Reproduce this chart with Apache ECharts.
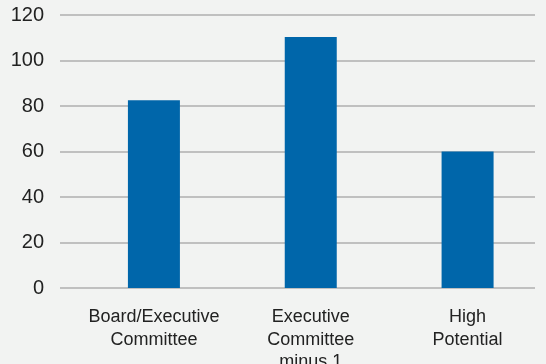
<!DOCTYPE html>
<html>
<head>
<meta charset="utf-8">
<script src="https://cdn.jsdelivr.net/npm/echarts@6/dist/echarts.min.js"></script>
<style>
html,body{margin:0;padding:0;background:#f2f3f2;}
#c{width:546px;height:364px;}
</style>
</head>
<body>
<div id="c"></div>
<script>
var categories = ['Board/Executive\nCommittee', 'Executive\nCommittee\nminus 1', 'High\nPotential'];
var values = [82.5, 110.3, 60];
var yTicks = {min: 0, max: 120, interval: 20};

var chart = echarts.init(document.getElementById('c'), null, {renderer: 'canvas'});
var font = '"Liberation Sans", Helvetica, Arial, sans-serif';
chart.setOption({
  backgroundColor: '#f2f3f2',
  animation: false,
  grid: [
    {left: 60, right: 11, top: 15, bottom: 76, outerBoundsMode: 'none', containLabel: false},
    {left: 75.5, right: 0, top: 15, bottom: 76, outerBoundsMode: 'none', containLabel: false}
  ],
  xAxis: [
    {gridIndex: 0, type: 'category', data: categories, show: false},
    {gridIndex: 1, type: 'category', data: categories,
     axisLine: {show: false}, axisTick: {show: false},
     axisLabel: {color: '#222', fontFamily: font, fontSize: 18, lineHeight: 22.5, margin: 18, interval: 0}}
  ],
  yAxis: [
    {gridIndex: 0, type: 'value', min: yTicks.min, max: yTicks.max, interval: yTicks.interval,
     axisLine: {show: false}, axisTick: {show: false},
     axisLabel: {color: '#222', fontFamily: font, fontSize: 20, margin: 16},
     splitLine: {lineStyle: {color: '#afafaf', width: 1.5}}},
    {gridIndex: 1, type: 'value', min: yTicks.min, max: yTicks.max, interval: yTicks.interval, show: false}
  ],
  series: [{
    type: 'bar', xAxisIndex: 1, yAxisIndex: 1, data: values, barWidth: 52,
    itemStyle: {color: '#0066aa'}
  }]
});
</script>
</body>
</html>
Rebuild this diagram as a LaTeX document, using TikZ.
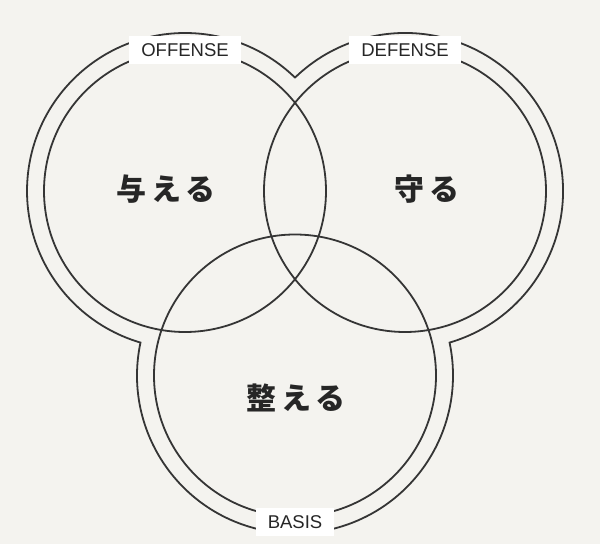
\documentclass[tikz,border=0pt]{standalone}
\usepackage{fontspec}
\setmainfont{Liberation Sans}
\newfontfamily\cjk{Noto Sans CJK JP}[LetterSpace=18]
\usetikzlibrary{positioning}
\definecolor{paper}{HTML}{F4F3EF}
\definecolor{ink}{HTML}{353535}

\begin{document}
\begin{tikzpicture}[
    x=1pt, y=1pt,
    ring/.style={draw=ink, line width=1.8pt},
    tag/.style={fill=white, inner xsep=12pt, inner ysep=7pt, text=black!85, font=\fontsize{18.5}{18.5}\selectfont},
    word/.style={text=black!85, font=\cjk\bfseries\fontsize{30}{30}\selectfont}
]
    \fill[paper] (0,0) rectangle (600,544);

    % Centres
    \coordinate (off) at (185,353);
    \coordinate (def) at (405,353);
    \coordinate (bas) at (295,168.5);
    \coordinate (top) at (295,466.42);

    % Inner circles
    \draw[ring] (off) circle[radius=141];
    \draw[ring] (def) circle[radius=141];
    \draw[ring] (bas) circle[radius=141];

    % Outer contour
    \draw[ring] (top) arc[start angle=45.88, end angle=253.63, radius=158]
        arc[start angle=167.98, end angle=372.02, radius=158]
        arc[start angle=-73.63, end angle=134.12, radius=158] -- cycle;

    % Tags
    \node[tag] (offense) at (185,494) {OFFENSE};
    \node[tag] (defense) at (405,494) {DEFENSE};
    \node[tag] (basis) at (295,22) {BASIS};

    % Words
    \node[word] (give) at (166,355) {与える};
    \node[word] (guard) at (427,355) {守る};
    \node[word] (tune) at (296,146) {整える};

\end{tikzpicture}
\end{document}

* **WORK TO DO**
Repeat the material above word for word, please, apart from its images.

* **ANSWER BELOW**
Reproduce this chart with Apache ECharts.
<!DOCTYPE html>
<html>
<head>
<meta charset="utf-8">
<script src="https://cdn.jsdelivr.net/npm/echarts@6/dist/echarts.min.js"></script>
<style>
html,body{margin:0;padding:0;background:#f2f3f2;}
#c{width:546px;height:364px;}
</style>
</head>
<body>
<div id="c"></div>
<script>
var categories = ['Board/Executive\nCommittee', 'Executive\nCommittee\nminus 1', 'High\nPotential'];
var values = [82.5, 110.3, 60];
var yTicks = {min: 0, max: 120, interval: 20};

var chart = echarts.init(document.getElementById('c'), null, {renderer: 'canvas'});
var font = '"Liberation Sans", Helvetica, Arial, sans-serif';
chart.setOption({
  backgroundColor: '#f2f3f2',
  animation: false,
  grid: [
    {left: 60, right: 11, top: 15, bottom: 76, outerBoundsMode: 'none', containLabel: false},
    {left: 75.5, right: 0, top: 15, bottom: 76, outerBoundsMode: 'none', containLabel: false}
  ],
  xAxis: [
    {gridIndex: 0, type: 'category', data: categories, show: false},
    {gridIndex: 1, type: 'category', data: categories,
     axisLine: {show: false}, axisTick: {show: false},
     axisLabel: {color: '#222', fontFamily: font, fontSize: 18, lineHeight: 22.5, margin: 18, interval: 0}}
  ],
  yAxis: [
    {gridIndex: 0, type: 'value', min: yTicks.min, max: yTicks.max, interval: yTicks.interval,
     axisLine: {show: false}, axisTick: {show: false},
     axisLabel: {color: '#222', fontFamily: font, fontSize: 20, margin: 16},
     splitLine: {lineStyle: {color: '#afafaf', width: 1.5}}},
    {gridIndex: 1, type: 'value', min: yTicks.min, max: yTicks.max, interval: yTicks.interval, show: false}
  ],
  series: [{
    type: 'bar', xAxisIndex: 1, yAxisIndex: 1, data: values, barWidth: 52,
    itemStyle: {color: '#0066aa'}
  }]
});
</script>
</body>
</html>
Rebuild this diagram as a LaTeX document, using TikZ.
\documentclass[tikz,border=0pt]{standalone}
\usepackage{fontspec}
\setmainfont{Liberation Sans}
\newfontfamily\cjk{Noto Sans CJK JP}[LetterSpace=18]
\usetikzlibrary{positioning}
\definecolor{paper}{HTML}{F4F3EF}
\definecolor{ink}{HTML}{353535}

\begin{document}
\begin{tikzpicture}[
    x=1pt, y=1pt,
    ring/.style={draw=ink, line width=1.8pt},
    tag/.style={fill=white, inner xsep=12pt, inner ysep=7pt, text=black!85, font=\fontsize{18.5}{18.5}\selectfont},
    word/.style={text=black!85, font=\cjk\bfseries\fontsize{30}{30}\selectfont}
]
    \fill[paper] (0,0) rectangle (600,544);

    % Centres
    \coordinate (off) at (185,353);
    \coordinate (def) at (405,353);
    \coordinate (bas) at (295,168.5);
    \coordinate (top) at (295,466.42);

    % Inner circles
    \draw[ring] (off) circle[radius=141];
    \draw[ring] (def) circle[radius=141];
    \draw[ring] (bas) circle[radius=141];

    % Outer contour
    \draw[ring] (top) arc[start angle=45.88, end angle=253.63, radius=158]
        arc[start angle=167.98, end angle=372.02, radius=158]
        arc[start angle=-73.63, end angle=134.12, radius=158] -- cycle;

    % Tags
    \node[tag] (offense) at (185,494) {OFFENSE};
    \node[tag] (defense) at (405,494) {DEFENSE};
    \node[tag] (basis) at (295,22) {BASIS};

    % Words
    \node[word] (give) at (166,355) {与える};
    \node[word] (guard) at (427,355) {守る};
    \node[word] (tune) at (296,146) {整える};

\end{tikzpicture}
\end{document}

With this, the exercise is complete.